### What is asked
Give every line again exactly as it appears, please, but not the pictures.

# # #

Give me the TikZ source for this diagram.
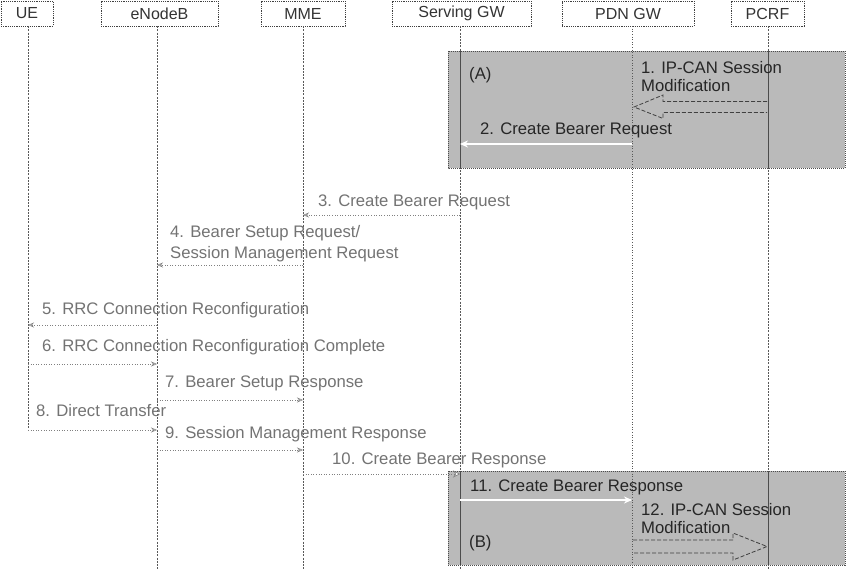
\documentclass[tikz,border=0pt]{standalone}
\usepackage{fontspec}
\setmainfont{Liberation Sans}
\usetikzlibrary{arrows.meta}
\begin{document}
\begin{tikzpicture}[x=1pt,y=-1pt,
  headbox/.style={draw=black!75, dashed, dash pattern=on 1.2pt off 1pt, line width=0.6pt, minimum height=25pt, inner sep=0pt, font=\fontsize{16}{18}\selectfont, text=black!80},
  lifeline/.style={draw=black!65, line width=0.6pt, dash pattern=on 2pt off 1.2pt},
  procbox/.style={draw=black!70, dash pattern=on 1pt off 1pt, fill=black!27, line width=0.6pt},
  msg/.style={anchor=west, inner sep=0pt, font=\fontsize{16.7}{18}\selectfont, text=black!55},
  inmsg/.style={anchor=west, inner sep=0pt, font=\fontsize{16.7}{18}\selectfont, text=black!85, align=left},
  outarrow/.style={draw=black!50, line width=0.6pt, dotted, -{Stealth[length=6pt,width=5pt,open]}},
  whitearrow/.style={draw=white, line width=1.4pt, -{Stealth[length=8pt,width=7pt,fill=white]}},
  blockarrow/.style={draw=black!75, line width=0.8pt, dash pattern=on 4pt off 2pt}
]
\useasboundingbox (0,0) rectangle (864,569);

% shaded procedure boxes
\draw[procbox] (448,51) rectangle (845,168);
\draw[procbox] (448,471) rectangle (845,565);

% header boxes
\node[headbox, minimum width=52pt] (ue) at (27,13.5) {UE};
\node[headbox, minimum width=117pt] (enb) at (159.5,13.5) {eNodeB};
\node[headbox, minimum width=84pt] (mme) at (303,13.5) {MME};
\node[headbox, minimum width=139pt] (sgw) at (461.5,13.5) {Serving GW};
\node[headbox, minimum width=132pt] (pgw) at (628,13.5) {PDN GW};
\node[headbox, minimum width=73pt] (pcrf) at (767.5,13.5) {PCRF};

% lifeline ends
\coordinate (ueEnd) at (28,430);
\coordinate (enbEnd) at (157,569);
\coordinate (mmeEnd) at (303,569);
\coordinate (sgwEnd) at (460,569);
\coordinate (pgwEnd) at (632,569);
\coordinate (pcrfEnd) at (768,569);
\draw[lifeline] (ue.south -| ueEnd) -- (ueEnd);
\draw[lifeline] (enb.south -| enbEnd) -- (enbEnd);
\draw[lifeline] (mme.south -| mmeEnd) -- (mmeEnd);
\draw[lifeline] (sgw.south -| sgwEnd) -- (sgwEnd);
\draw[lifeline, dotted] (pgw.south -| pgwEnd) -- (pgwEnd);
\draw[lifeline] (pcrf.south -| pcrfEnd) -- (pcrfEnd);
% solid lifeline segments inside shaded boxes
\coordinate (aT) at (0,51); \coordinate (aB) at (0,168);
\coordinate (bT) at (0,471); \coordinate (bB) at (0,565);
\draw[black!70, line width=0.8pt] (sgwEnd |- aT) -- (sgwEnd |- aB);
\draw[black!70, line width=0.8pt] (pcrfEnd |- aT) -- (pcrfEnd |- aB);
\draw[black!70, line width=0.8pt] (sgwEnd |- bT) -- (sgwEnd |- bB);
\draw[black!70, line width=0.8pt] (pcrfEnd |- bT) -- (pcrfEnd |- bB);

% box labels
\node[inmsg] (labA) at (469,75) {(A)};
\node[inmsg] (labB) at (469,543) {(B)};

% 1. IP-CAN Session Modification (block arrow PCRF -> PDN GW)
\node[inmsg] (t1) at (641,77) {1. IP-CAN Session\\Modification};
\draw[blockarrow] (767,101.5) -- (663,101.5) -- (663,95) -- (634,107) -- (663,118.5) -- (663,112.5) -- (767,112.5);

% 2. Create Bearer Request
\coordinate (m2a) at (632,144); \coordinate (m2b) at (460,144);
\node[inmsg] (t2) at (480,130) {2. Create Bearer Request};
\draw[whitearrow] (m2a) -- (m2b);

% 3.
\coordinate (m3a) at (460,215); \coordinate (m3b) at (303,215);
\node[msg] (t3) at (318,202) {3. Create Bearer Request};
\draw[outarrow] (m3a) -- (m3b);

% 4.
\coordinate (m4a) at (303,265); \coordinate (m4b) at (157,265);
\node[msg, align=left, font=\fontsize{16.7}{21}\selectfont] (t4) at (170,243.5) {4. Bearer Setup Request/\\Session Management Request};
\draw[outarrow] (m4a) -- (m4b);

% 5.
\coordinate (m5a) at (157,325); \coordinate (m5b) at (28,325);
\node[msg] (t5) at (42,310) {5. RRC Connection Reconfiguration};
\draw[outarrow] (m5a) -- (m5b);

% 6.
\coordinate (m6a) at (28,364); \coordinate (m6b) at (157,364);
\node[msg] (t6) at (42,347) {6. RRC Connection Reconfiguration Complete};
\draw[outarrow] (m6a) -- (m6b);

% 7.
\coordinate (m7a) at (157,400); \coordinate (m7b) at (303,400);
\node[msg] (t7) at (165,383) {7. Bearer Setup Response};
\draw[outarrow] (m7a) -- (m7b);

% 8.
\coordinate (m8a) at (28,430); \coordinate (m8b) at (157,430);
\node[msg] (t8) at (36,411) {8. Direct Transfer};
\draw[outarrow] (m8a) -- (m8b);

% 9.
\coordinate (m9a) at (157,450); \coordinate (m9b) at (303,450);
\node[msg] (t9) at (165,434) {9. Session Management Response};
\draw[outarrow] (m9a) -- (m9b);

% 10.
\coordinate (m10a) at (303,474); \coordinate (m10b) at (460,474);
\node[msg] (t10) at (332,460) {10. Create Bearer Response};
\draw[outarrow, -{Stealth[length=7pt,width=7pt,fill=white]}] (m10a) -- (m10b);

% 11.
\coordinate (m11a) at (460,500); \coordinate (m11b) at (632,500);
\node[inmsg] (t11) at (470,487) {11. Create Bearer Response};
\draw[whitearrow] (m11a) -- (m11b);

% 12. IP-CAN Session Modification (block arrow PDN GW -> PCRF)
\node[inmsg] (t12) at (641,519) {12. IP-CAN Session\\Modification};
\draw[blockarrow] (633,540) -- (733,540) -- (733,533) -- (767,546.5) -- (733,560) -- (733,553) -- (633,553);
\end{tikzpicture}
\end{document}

# # #

### Exercise answer
Give me the TikZ source for this diagram.
\documentclass[tikz,border=0pt]{standalone}
\usepackage{fontspec}
\setmainfont{Liberation Sans}
\usetikzlibrary{arrows.meta}
\begin{document}
\begin{tikzpicture}[x=1pt,y=-1pt,
  headbox/.style={draw=black!75, dashed, dash pattern=on 1.2pt off 1pt, line width=0.6pt, minimum height=25pt, inner sep=0pt, font=\fontsize{16}{18}\selectfont, text=black!80},
  lifeline/.style={draw=black!65, line width=0.6pt, dash pattern=on 2pt off 1.2pt},
  procbox/.style={draw=black!70, dash pattern=on 1pt off 1pt, fill=black!27, line width=0.6pt},
  msg/.style={anchor=west, inner sep=0pt, font=\fontsize{16.7}{18}\selectfont, text=black!55},
  inmsg/.style={anchor=west, inner sep=0pt, font=\fontsize{16.7}{18}\selectfont, text=black!85, align=left},
  outarrow/.style={draw=black!50, line width=0.6pt, dotted, -{Stealth[length=6pt,width=5pt,open]}},
  whitearrow/.style={draw=white, line width=1.4pt, -{Stealth[length=8pt,width=7pt,fill=white]}},
  blockarrow/.style={draw=black!75, line width=0.8pt, dash pattern=on 4pt off 2pt}
]
\useasboundingbox (0,0) rectangle (864,569);

% shaded procedure boxes
\draw[procbox] (448,51) rectangle (845,168);
\draw[procbox] (448,471) rectangle (845,565);

% header boxes
\node[headbox, minimum width=52pt] (ue) at (27,13.5) {UE};
\node[headbox, minimum width=117pt] (enb) at (159.5,13.5) {eNodeB};
\node[headbox, minimum width=84pt] (mme) at (303,13.5) {MME};
\node[headbox, minimum width=139pt] (sgw) at (461.5,13.5) {Serving GW};
\node[headbox, minimum width=132pt] (pgw) at (628,13.5) {PDN GW};
\node[headbox, minimum width=73pt] (pcrf) at (767.5,13.5) {PCRF};

% lifeline ends
\coordinate (ueEnd) at (28,430);
\coordinate (enbEnd) at (157,569);
\coordinate (mmeEnd) at (303,569);
\coordinate (sgwEnd) at (460,569);
\coordinate (pgwEnd) at (632,569);
\coordinate (pcrfEnd) at (768,569);
\draw[lifeline] (ue.south -| ueEnd) -- (ueEnd);
\draw[lifeline] (enb.south -| enbEnd) -- (enbEnd);
\draw[lifeline] (mme.south -| mmeEnd) -- (mmeEnd);
\draw[lifeline] (sgw.south -| sgwEnd) -- (sgwEnd);
\draw[lifeline, dotted] (pgw.south -| pgwEnd) -- (pgwEnd);
\draw[lifeline] (pcrf.south -| pcrfEnd) -- (pcrfEnd);
% solid lifeline segments inside shaded boxes
\coordinate (aT) at (0,51); \coordinate (aB) at (0,168);
\coordinate (bT) at (0,471); \coordinate (bB) at (0,565);
\draw[black!70, line width=0.8pt] (sgwEnd |- aT) -- (sgwEnd |- aB);
\draw[black!70, line width=0.8pt] (pcrfEnd |- aT) -- (pcrfEnd |- aB);
\draw[black!70, line width=0.8pt] (sgwEnd |- bT) -- (sgwEnd |- bB);
\draw[black!70, line width=0.8pt] (pcrfEnd |- bT) -- (pcrfEnd |- bB);

% box labels
\node[inmsg] (labA) at (469,75) {(A)};
\node[inmsg] (labB) at (469,543) {(B)};

% 1. IP-CAN Session Modification (block arrow PCRF -> PDN GW)
\node[inmsg] (t1) at (641,77) {1. IP-CAN Session\\Modification};
\draw[blockarrow] (767,101.5) -- (663,101.5) -- (663,95) -- (634,107) -- (663,118.5) -- (663,112.5) -- (767,112.5);

% 2. Create Bearer Request
\coordinate (m2a) at (632,144); \coordinate (m2b) at (460,144);
\node[inmsg] (t2) at (480,130) {2. Create Bearer Request};
\draw[whitearrow] (m2a) -- (m2b);

% 3.
\coordinate (m3a) at (460,215); \coordinate (m3b) at (303,215);
\node[msg] (t3) at (318,202) {3. Create Bearer Request};
\draw[outarrow] (m3a) -- (m3b);

% 4.
\coordinate (m4a) at (303,265); \coordinate (m4b) at (157,265);
\node[msg, align=left, font=\fontsize{16.7}{21}\selectfont] (t4) at (170,243.5) {4. Bearer Setup Request/\\Session Management Request};
\draw[outarrow] (m4a) -- (m4b);

% 5.
\coordinate (m5a) at (157,325); \coordinate (m5b) at (28,325);
\node[msg] (t5) at (42,310) {5. RRC Connection Reconfiguration};
\draw[outarrow] (m5a) -- (m5b);

% 6.
\coordinate (m6a) at (28,364); \coordinate (m6b) at (157,364);
\node[msg] (t6) at (42,347) {6. RRC Connection Reconfiguration Complete};
\draw[outarrow] (m6a) -- (m6b);

% 7.
\coordinate (m7a) at (157,400); \coordinate (m7b) at (303,400);
\node[msg] (t7) at (165,383) {7. Bearer Setup Response};
\draw[outarrow] (m7a) -- (m7b);

% 8.
\coordinate (m8a) at (28,430); \coordinate (m8b) at (157,430);
\node[msg] (t8) at (36,411) {8. Direct Transfer};
\draw[outarrow] (m8a) -- (m8b);

% 9.
\coordinate (m9a) at (157,450); \coordinate (m9b) at (303,450);
\node[msg] (t9) at (165,434) {9. Session Management Response};
\draw[outarrow] (m9a) -- (m9b);

% 10.
\coordinate (m10a) at (303,474); \coordinate (m10b) at (460,474);
\node[msg] (t10) at (332,460) {10. Create Bearer Response};
\draw[outarrow, -{Stealth[length=7pt,width=7pt,fill=white]}] (m10a) -- (m10b);

% 11.
\coordinate (m11a) at (460,500); \coordinate (m11b) at (632,500);
\node[inmsg] (t11) at (470,487) {11. Create Bearer Response};
\draw[whitearrow] (m11a) -- (m11b);

% 12. IP-CAN Session Modification (block arrow PDN GW -> PCRF)
\node[inmsg] (t12) at (641,519) {12. IP-CAN Session\\Modification};
\draw[blockarrow] (633,540) -- (733,540) -- (733,533) -- (767,546.5) -- (733,560) -- (733,553) -- (633,553);
\end{tikzpicture}
\end{document}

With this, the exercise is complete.